EXTRACTED DATA:
-- start --
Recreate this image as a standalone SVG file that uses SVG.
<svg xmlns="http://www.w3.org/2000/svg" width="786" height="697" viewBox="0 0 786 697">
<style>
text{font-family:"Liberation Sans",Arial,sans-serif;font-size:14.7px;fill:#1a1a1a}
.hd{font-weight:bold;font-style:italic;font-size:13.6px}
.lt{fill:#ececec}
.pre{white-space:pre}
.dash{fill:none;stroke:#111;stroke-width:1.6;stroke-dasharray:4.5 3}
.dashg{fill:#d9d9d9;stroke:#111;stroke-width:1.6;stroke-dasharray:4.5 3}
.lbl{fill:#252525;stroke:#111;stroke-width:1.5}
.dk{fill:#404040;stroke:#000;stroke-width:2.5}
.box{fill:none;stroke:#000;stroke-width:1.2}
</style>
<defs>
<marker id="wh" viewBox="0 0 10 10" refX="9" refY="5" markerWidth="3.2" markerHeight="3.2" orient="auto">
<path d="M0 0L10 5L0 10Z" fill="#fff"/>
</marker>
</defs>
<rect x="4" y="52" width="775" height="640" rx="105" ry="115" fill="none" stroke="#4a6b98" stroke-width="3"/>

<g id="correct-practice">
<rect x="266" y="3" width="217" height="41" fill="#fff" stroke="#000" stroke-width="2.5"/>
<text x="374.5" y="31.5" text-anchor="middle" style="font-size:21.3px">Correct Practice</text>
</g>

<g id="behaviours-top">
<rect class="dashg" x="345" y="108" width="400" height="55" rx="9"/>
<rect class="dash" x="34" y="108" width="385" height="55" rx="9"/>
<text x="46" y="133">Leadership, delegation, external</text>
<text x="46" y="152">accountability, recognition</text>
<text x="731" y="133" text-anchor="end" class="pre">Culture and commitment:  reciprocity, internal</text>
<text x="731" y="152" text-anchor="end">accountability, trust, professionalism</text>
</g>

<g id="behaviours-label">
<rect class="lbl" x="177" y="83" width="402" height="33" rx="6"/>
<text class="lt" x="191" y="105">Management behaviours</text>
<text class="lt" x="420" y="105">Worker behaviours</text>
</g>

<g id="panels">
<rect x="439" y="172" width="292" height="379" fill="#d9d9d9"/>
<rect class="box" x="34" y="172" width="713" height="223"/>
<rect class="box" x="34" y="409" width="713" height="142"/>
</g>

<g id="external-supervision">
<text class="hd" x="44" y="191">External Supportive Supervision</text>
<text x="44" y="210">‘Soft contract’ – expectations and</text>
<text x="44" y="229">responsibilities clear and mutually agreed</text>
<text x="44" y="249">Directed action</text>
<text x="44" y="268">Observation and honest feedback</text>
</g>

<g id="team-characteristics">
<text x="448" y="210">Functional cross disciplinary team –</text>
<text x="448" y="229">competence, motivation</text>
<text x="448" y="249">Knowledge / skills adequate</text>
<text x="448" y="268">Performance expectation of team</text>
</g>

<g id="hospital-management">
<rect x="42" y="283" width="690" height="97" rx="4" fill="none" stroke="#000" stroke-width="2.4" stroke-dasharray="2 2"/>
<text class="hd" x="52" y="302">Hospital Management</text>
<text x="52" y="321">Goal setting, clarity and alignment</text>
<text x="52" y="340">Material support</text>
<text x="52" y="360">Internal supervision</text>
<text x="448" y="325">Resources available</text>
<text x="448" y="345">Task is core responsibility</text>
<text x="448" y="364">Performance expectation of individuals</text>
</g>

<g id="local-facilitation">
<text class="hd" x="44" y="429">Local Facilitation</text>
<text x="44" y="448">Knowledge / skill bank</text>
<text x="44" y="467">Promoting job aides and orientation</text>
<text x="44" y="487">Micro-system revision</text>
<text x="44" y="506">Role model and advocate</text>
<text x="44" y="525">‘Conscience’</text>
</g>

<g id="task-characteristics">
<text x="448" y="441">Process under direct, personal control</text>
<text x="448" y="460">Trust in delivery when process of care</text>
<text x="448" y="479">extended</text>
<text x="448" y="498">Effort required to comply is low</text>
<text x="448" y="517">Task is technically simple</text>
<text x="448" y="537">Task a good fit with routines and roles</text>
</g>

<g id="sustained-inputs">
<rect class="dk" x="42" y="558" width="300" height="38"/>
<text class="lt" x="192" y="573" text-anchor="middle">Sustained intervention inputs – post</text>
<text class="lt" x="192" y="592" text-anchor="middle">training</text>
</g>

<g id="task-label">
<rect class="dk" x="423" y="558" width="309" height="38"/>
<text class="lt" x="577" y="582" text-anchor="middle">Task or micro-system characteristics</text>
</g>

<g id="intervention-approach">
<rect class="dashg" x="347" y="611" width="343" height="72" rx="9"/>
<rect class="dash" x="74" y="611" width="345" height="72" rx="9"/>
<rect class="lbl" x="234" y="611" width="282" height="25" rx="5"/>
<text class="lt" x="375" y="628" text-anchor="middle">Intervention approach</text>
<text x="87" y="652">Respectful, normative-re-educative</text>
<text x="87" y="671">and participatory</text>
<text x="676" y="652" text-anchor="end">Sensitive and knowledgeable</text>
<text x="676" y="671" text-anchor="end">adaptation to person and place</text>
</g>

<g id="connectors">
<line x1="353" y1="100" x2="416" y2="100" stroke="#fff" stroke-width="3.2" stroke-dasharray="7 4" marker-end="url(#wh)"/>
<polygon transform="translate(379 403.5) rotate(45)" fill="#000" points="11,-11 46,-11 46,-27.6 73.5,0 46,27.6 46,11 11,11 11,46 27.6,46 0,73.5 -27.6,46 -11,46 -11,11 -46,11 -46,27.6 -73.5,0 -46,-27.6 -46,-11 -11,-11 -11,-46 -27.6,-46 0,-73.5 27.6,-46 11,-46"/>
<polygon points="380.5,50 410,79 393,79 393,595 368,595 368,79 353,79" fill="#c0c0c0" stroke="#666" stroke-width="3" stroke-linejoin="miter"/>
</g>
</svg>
-- end --
-- start --
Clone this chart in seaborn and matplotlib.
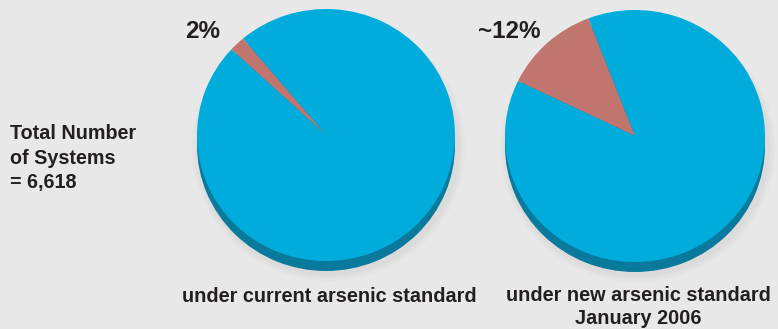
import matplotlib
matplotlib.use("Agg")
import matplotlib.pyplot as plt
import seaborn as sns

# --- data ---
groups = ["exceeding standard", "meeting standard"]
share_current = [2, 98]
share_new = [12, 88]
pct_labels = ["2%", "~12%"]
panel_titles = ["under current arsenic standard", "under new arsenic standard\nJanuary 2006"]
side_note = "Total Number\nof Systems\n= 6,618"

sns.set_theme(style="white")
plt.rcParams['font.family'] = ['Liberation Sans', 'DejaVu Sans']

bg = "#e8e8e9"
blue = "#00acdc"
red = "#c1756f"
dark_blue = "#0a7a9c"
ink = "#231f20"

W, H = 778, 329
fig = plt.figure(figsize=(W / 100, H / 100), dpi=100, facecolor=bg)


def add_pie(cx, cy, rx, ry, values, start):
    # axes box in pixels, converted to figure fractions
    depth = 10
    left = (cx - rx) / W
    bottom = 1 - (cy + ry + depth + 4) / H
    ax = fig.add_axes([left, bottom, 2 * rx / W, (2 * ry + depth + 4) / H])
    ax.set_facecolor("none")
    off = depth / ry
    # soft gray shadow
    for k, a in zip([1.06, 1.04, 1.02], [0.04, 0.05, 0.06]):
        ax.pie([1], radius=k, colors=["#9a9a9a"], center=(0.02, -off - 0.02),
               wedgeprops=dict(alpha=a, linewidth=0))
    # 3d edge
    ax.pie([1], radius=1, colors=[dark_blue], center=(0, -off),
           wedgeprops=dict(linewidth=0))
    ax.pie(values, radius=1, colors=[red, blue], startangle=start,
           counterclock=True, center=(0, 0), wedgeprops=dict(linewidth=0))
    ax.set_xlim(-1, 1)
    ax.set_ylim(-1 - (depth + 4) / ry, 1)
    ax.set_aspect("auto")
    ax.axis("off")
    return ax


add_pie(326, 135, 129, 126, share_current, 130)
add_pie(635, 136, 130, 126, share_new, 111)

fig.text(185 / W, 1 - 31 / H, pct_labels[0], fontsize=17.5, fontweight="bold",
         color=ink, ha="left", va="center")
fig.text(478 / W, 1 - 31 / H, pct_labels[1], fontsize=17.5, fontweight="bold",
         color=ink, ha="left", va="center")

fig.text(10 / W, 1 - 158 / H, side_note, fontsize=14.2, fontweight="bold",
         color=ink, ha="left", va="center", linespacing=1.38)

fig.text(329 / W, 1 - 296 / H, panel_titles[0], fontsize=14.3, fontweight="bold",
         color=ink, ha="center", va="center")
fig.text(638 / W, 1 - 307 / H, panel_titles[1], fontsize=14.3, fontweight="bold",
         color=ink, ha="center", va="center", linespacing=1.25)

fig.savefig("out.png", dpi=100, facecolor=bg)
-- end --
REQUEST:
Select and copy every line of the listing with the word "this".

WORKED ANSWER:
Recreate this image as a standalone SVG file that uses SVG.
Clone this chart in seaborn and matplotlib.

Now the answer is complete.